§ **Recorded information**:
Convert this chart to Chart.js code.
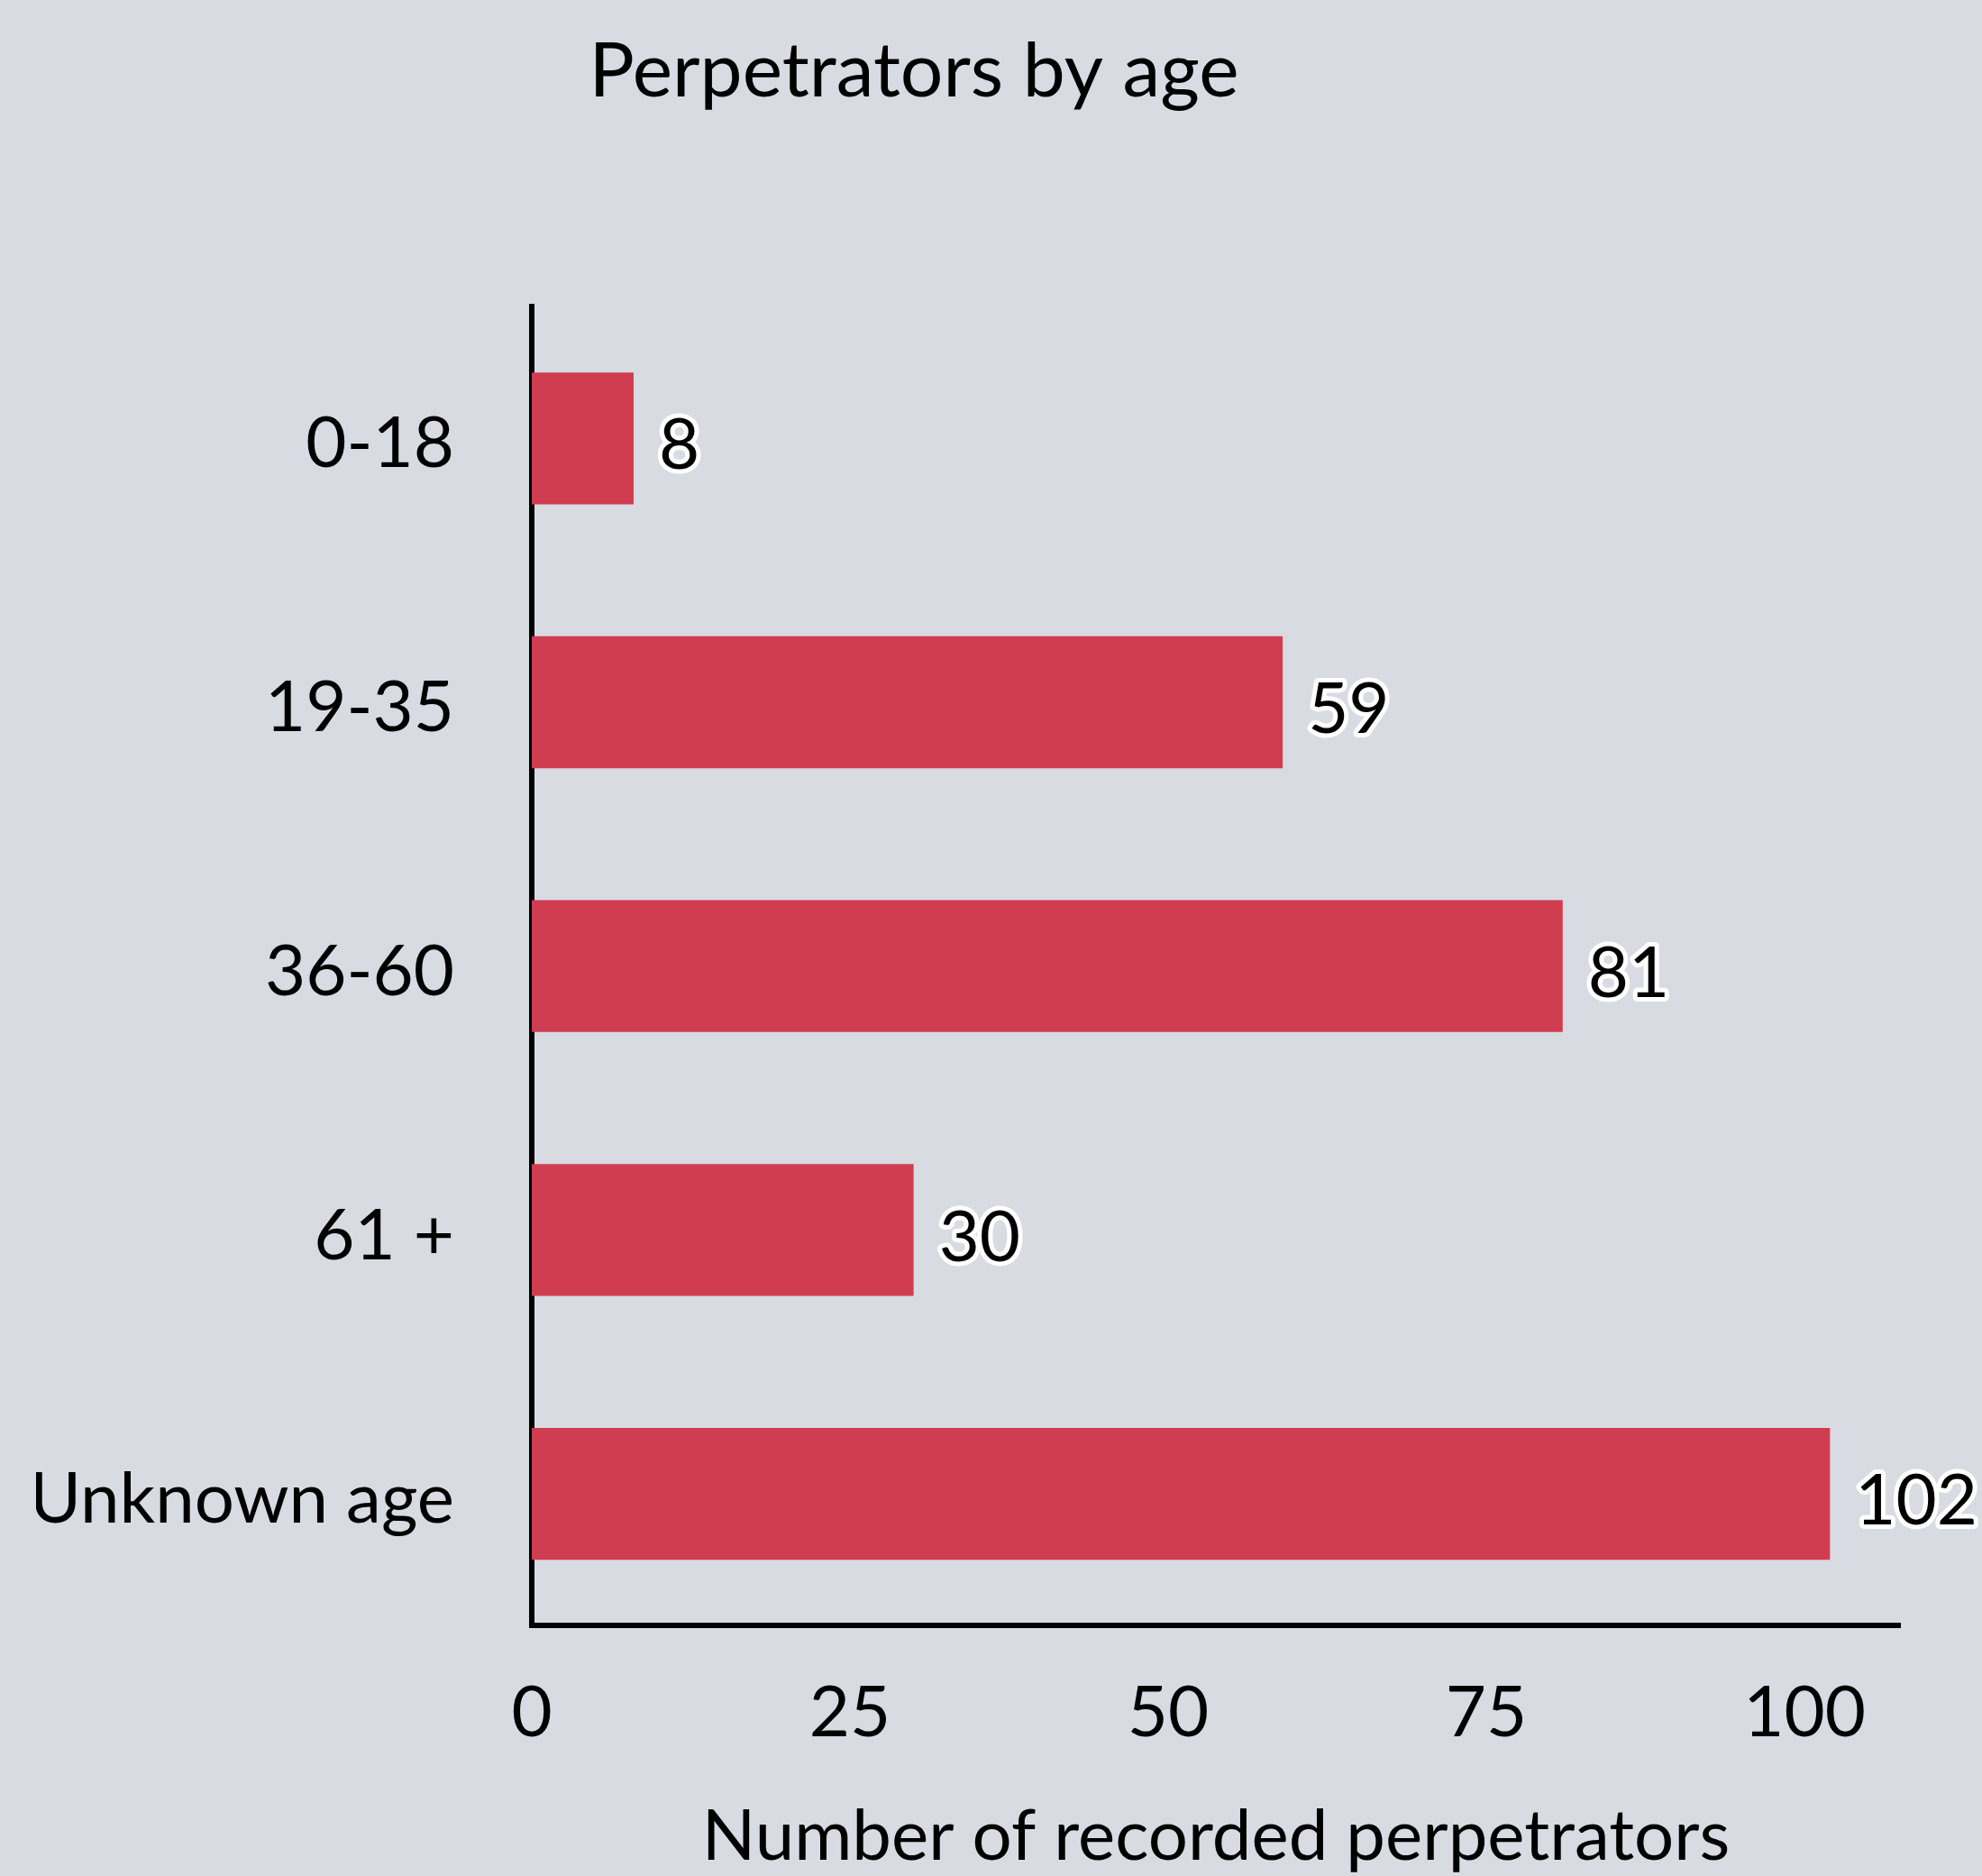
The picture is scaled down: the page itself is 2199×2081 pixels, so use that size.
<!DOCTYPE html>
<html>
<head>
<meta charset="utf-8">
<script src="https://cdn.jsdelivr.net/npm/chart.js@4.4.0/dist/chart.umd.min.js"></script>
<style>
  html, body { margin: 0; padding: 0; background: #d8dbe2; }
  #wrap { width: 2199px; height: 2081px; position: relative; }
</style>
</head>
<body>
<div id="wrap"><canvas id="myChart"></canvas></div>
<script>
const categories = ['0-18', '19-35', '36-60', '61 +', 'Unknown age'];
const perpetrators = [8, 59, 81, 30, 102];
const xTicks = [0, 25, 50, 75, 100];

const chartTitle = 'Perpetrators by age';
const xTitle = 'Number of recorded perpetrators';

const barColor = '#d13d50';
const bgColor = '#d8dbe2';
const fontFamily = 'Lato, "Open Sans", sans-serif';

// background fill
const bgPlugin = {
    id: 'bg',
    beforeDraw(chart) {
        const c = chart.ctx;
        c.save();
        c.fillStyle = bgColor;
        c.fillRect(0, 0, chart.width, chart.height);
        c.restore();
    }
};

// title sits off-centre in the original, so draw it here
const titlePlugin = {
    id: 'offTitle',
    afterDraw(chart) {
        const c = chart.ctx;
        c.save();
        c.font = '84px ' + fontFamily;
        c.fillStyle = '#000';
        c.textAlign = 'center';
        c.textBaseline = 'alphabetic';
        c.fillText(chartTitle, 1014, 107);
        c.restore();
    }
};

// value labels with white outline
const valuePlugin = {
    id: 'values',
    afterDatasetsDraw(chart) {
        const c = chart.ctx;
        const meta = chart.getDatasetMeta(0);
        c.save();
        c.font = '78px ' + fontFamily;
        c.textAlign = 'left';
        c.textBaseline = 'middle';
        c.lineJoin = 'round';
        c.lineWidth = 10;
        c.strokeStyle = '#fff';
        c.fillStyle = '#000';
        meta.data.forEach((bar, i) => {
            const txt = String(perpetrators[i]);
            const x = bar.x + 28;
            const y = bar.y + 9;
            c.strokeText(txt, x, y);
            c.fillText(txt, x, y);
        });
        c.restore();
    }
};

document.addEventListener('DOMContentLoaded', () => {
    const canvas = document.getElementById('myChart');
    if (!canvas) return;
    const ctxl = canvas.getContext('2d');
    new Chart(ctxl, {
        type: 'bar',
        data: {
            labels: categories,
            datasets: [{
                data: perpetrators,
                backgroundColor: barColor,
                borderWidth: 0,
                categoryPercentage: 1,
                barPercentage: 0.5
            }]
        },
        options: {
            indexAxis: 'y',
            responsive: true,
            maintainAspectRatio: false,
            animation: false,
            layout: {
                padding: { left: 40, right: 91, top: 340, bottom: 2 }
            },
            plugins: {
                legend: { display: false },
                title: { display: false },
                tooltip: { enabled: false }
            },
            scales: {
                x: {
                    type: 'linear',
                    min: 0,
                    max: 107.5,
                    afterBuildTicks(scale) {
                        scale.ticks = xTicks.map(v => ({ value: v }));
                    },
                    grid: { display: false, drawTicks: false },
                    border: { display: true, color: '#000', width: 6 },
                    ticks: {
                        padding: 51,
                        color: '#000',
                        maxRotation: 0,
                        font: { family: fontFamily, size: 78 }
                    },
                    title: {
                        display: true,
                        text: xTitle,
                        color: '#000',
                        font: { family: fontFamily, size: 78, lineHeight: 1 },
                        padding: { top: 0, bottom: 2 }
                    }
                },
                y: {
                    offset: true,
                    afterFit(scale) {
                        scale.width = 550;
                    },
                    grid: { display: false, drawTicks: false },
                    border: { display: true, color: '#000', width: 6 },
                    ticks: {
                        padding: 86,
                        labelOffset: 7,
                        color: '#000',
                        font: { family: fontFamily, size: 78 }
                    }
                }
            }
        },
        plugins: [bgPlugin, titlePlugin, valuePlugin]
    });
});
</script>
</body>
</html>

§ **Given problem**:
Images should not appear in the copy; retype the listing above exactly.

§ **Answer to this exercise**:
Convert this chart to Chart.js code.
The picture is scaled down: the page itself is 2199×2081 pixels, so use that size.
<!DOCTYPE html>
<html>
<head>
<meta charset="utf-8">
<script src="https://cdn.jsdelivr.net/npm/chart.js@4.4.0/dist/chart.umd.min.js"></script>
<style>
  html, body { margin: 0; padding: 0; background: #d8dbe2; }
  #wrap { width: 2199px; height: 2081px; position: relative; }
</style>
</head>
<body>
<div id="wrap"><canvas id="myChart"></canvas></div>
<script>
const categories = ['0-18', '19-35', '36-60', '61 +', 'Unknown age'];
const perpetrators = [8, 59, 81, 30, 102];
const xTicks = [0, 25, 50, 75, 100];

const chartTitle = 'Perpetrators by age';
const xTitle = 'Number of recorded perpetrators';

const barColor = '#d13d50';
const bgColor = '#d8dbe2';
const fontFamily = 'Lato, "Open Sans", sans-serif';

// background fill
const bgPlugin = {
    id: 'bg',
    beforeDraw(chart) {
        const c = chart.ctx;
        c.save();
        c.fillStyle = bgColor;
        c.fillRect(0, 0, chart.width, chart.height);
        c.restore();
    }
};

// title sits off-centre in the original, so draw it here
const titlePlugin = {
    id: 'offTitle',
    afterDraw(chart) {
        const c = chart.ctx;
        c.save();
        c.font = '84px ' + fontFamily;
        c.fillStyle = '#000';
        c.textAlign = 'center';
        c.textBaseline = 'alphabetic';
        c.fillText(chartTitle, 1014, 107);
        c.restore();
    }
};

// value labels with white outline
const valuePlugin = {
    id: 'values',
    afterDatasetsDraw(chart) {
        const c = chart.ctx;
        const meta = chart.getDatasetMeta(0);
        c.save();
        c.font = '78px ' + fontFamily;
        c.textAlign = 'left';
        c.textBaseline = 'middle';
        c.lineJoin = 'round';
        c.lineWidth = 10;
        c.strokeStyle = '#fff';
        c.fillStyle = '#000';
        meta.data.forEach((bar, i) => {
            const txt = String(perpetrators[i]);
            const x = bar.x + 28;
            const y = bar.y + 9;
            c.strokeText(txt, x, y);
            c.fillText(txt, x, y);
        });
        c.restore();
    }
};

document.addEventListener('DOMContentLoaded', () => {
    const canvas = document.getElementById('myChart');
    if (!canvas) return;
    const ctxl = canvas.getContext('2d');
    new Chart(ctxl, {
        type: 'bar',
        data: {
            labels: categories,
            datasets: [{
                data: perpetrators,
                backgroundColor: barColor,
                borderWidth: 0,
                categoryPercentage: 1,
                barPercentage: 0.5
            }]
        },
        options: {
            indexAxis: 'y',
            responsive: true,
            maintainAspectRatio: false,
            animation: false,
            layout: {
                padding: { left: 40, right: 91, top: 340, bottom: 2 }
            },
            plugins: {
                legend: { display: false },
                title: { display: false },
                tooltip: { enabled: false }
            },
            scales: {
                x: {
                    type: 'linear',
                    min: 0,
                    max: 107.5,
                    afterBuildTicks(scale) {
                        scale.ticks = xTicks.map(v => ({ value: v }));
                    },
                    grid: { display: false, drawTicks: false },
                    border: { display: true, color: '#000', width: 6 },
                    ticks: {
                        padding: 51,
                        color: '#000',
                        maxRotation: 0,
                        font: { family: fontFamily, size: 78 }
                    },
                    title: {
                        display: true,
                        text: xTitle,
                        color: '#000',
                        font: { family: fontFamily, size: 78, lineHeight: 1 },
                        padding: { top: 0, bottom: 2 }
                    }
                },
                y: {
                    offset: true,
                    afterFit(scale) {
                        scale.width = 550;
                    },
                    grid: { display: false, drawTicks: false },
                    border: { display: true, color: '#000', width: 6 },
                    ticks: {
                        padding: 86,
                        labelOffset: 7,
                        color: '#000',
                        font: { family: fontFamily, size: 78 }
                    }
                }
            }
        },
        plugins: [bgPlugin, titlePlugin, valuePlugin]
    });
});
</script>
</body>
</html>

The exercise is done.